# Exercise requirements
Quote word for word the lines below, beginning with the first and ending with the one that has "31.5, 31.2, 30.0, 29.0]". Drop the pictures.

# Information supplied
********************

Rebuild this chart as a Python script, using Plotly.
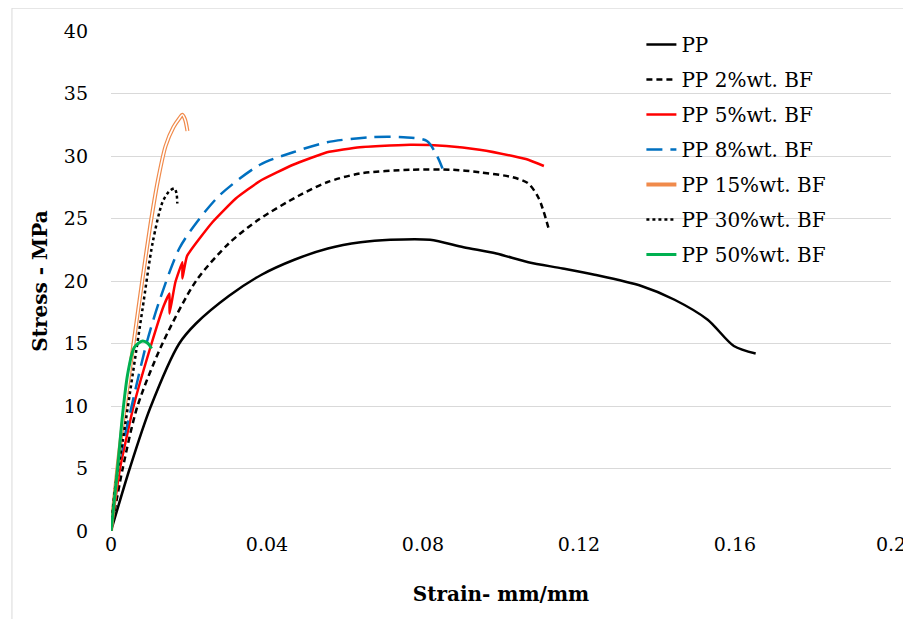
import plotly.graph_objects as go

# ---- data (strain mm/mm, stress MPa) ----
pp_x = [0, 0.0048, 0.0100, 0.0175, 0.0218, 0.0302, 0.0386, 0.047, 0.0556, 0.064, 0.0716, 0.0818,
        0.0904, 0.0988, 0.107, 0.1158, 0.124, 0.136, 0.1445, 0.153, 0.1597, 0.1653]
pp_y = [0, 5, 9.8, 15, 16.6, 18.8, 20.5, 21.7, 22.6, 23.1, 23.3, 23.3,
        22.7, 22.2, 21.5, 21.0, 20.5, 19.6, 18.5, 16.9, 14.8, 14.2]

pp2_x = [0, 0.003, 0.0068, 0.0132, 0.0218, 0.0302, 0.0378, 0.048, 0.0554, 0.0638, 0.0767, 0.0875,
         0.0945, 0.103, 0.107, 0.1097, 0.1123]
pp2_y = [0, 5, 10, 15, 20, 23.0, 24.9, 26.8, 27.9, 28.6, 28.9, 28.9,
         28.7, 28.3, 27.8, 26.6, 24.1]

pp5_x = [0, 0.0023, 0.0058, 0.0104, 0.0135, 0.015, 0.015, 0.0165, 0.0183, 0.0183, 0.0195, 0.026,
         0.032, 0.0382, 0.0467, 0.0554, 0.0638, 0.0767, 0.086, 0.0945, 0.103, 0.107, 0.111]
pp5_y = [0, 5, 10, 15, 18.0, 19.0, 17.4, 19.9, 21.5, 20.2, 22.0, 24.7,
         26.6, 28.0, 29.3, 30.3, 30.7, 30.9, 30.8, 30.5, 30.0, 29.7, 29.2]

pp8_x = [0, 0.0018, 0.0053, 0.0091, 0.0124, 0.0175, 0.022, 0.028, 0.0382, 0.0467, 0.0554, 0.0664,
         0.075, 0.081, 0.0836, 0.085]
pp8_y = [0, 5, 10, 15, 18.4, 22.6, 24.7, 26.9, 29.3, 30.3, 31.1, 31.5,
         31.5, 31.2, 30.0, 29.0]

pp15_x = [0, 0.002, 0.004, 0.006, 0.008, 0.010, 0.012, 0.014, 0.016, 0.0175, 0.0183, 0.019, 0.0196]
pp15_y = [0, 6, 11, 15.5, 20, 24.3, 28, 30.8, 32.3, 33.0, 33.3, 32.9, 32.0]

pp30_x = [0, 0.001, 0.003, 0.0056, 0.0081, 0.0107, 0.0132, 0.015, 0.0163, 0.0168, 0.017]
pp30_y = [0, 3.3, 7.2, 12.6, 17.8, 23.1, 26.3, 27.2, 27.4, 27.0, 26.2]

pp50_x = [0, 0.0005, 0.0018, 0.003, 0.0043, 0.006, 0.0081, 0.0095, 0.0104]
pp50_y = [0, 1.4, 5.4, 9.4, 12.6, 14.7, 15.2, 15.0, 14.6]

x_ticks = [0, 0.04, 0.08, 0.12, 0.16, 0.2]
x_tick_labels = ["0", "0.04", "0.08", "0.12", "0.16", "0.2"]
y_ticks = [0, 5, 10, 15, 20, 25, 30, 35, 40]

SERIF = "DejaVu Serif"

fig = go.Figure()

def add(x, y, name, color, width, dash="solid", group=None, show=True, smooth=0.8):
    fig.add_trace(go.Scatter(
        x=x, y=y, mode="lines", name=name,
        line=dict(color=color, width=width, dash=dash, shape="spline", smoothing=smooth),
        legendgroup=group or name, showlegend=show, hoverinfo="skip"))

add(pp_x, pp_y, "PP", "#000000", 2.5)
add(pp2_x, pp2_y, "PP 2%wt. BF", "#000000", 2.5, "6px,4px")
add(pp5_x, pp5_y, "PP 5%wt. BF", "#ff0000", 2.5, smooth=0.4)
add(pp8_x, pp8_y, "PP 8%wt. BF", "#0070c0", 2.5, "16px,8px")
add(pp15_x, pp15_y, "PP 15%wt. BF", "#f08a4b", 4)
add(pp15_x, pp15_y, "PP 15%wt. BF", "#ffffff", 1.6, group="PP 15%wt. BF", show=False)
add(pp30_x, pp30_y, "PP 30%wt. BF", "#000000", 2.5, "dot")
add(pp50_x, pp50_y, "PP 50%wt. BF", "#00b050", 3)

# outer frame of the chart area
fig.add_shape(type="rect", xref="paper", yref="paper",
              x0=-0.127, x1=1.06, y0=-0.25, y1=1.0457,
              line=dict(color="#d9d9d9", width=1), fillcolor="rgba(0,0,0,0)", layer="below")

fig.update_layout(
    width=911, height=619,
    margin=dict(l=103, r=28, t=20, b=96),
    plot_bgcolor="white", paper_bgcolor="white",
    font=dict(family=SERIF, size=19, color="#000000"),
    showlegend=True,
    legend=dict(x=0.68, y=1.012, xanchor="left", yanchor="top",
                bgcolor="rgba(0,0,0,0)", font=dict(family=SERIF, size=20),
                tracegroupgap=6, traceorder="grouped"),
    xaxis=dict(range=[0, 0.2], tickvals=x_ticks, ticktext=x_tick_labels,
               showgrid=False, zeroline=False, showline=False, ticks="",
               tickfont=dict(family=SERIF, size=19),
               title=dict(text="<b>Strain- mm/mm</b>", font=dict(family=SERIF, size=20), standoff=32)),
    yaxis=dict(range=[0, 40], tickvals=y_ticks, showgrid=True, gridcolor="#d9d9d9", gridwidth=1,
               zeroline=False, showline=False, ticks="", ticklabelstandoff=22,
               tickfont=dict(family=SERIF, size=19),
               title=dict(text="<b>Stress - MPa</b>", font=dict(family=SERIF, size=20), standoff=10)),
)

fig.write_html("out.html")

********************

# Solution
Rebuild this chart as a Python script, using Plotly.
import plotly.graph_objects as go

# ---- data (strain mm/mm, stress MPa) ----
pp_x = [0, 0.0048, 0.0100, 0.0175, 0.0218, 0.0302, 0.0386, 0.047, 0.0556, 0.064, 0.0716, 0.0818,
        0.0904, 0.0988, 0.107, 0.1158, 0.124, 0.136, 0.1445, 0.153, 0.1597, 0.1653]
pp_y = [0, 5, 9.8, 15, 16.6, 18.8, 20.5, 21.7, 22.6, 23.1, 23.3, 23.3,
        22.7, 22.2, 21.5, 21.0, 20.5, 19.6, 18.5, 16.9, 14.8, 14.2]

pp2_x = [0, 0.003, 0.0068, 0.0132, 0.0218, 0.0302, 0.0378, 0.048, 0.0554, 0.0638, 0.0767, 0.0875,
         0.0945, 0.103, 0.107, 0.1097, 0.1123]
pp2_y = [0, 5, 10, 15, 20, 23.0, 24.9, 26.8, 27.9, 28.6, 28.9, 28.9,
         28.7, 28.3, 27.8, 26.6, 24.1]

pp5_x = [0, 0.0023, 0.0058, 0.0104, 0.0135, 0.015, 0.015, 0.0165, 0.0183, 0.0183, 0.0195, 0.026,
         0.032, 0.0382, 0.0467, 0.0554, 0.0638, 0.0767, 0.086, 0.0945, 0.103, 0.107, 0.111]
pp5_y = [0, 5, 10, 15, 18.0, 19.0, 17.4, 19.9, 21.5, 20.2, 22.0, 24.7,
         26.6, 28.0, 29.3, 30.3, 30.7, 30.9, 30.8, 30.5, 30.0, 29.7, 29.2]

pp8_x = [0, 0.0018, 0.0053, 0.0091, 0.0124, 0.0175, 0.022, 0.028, 0.0382, 0.0467, 0.0554, 0.0664,
         0.075, 0.081, 0.0836, 0.085]
pp8_y = [0, 5, 10, 15, 18.4, 22.6, 24.7, 26.9, 29.3, 30.3, 31.1, 31.5,
         31.5, 31.2, 30.0, 29.0]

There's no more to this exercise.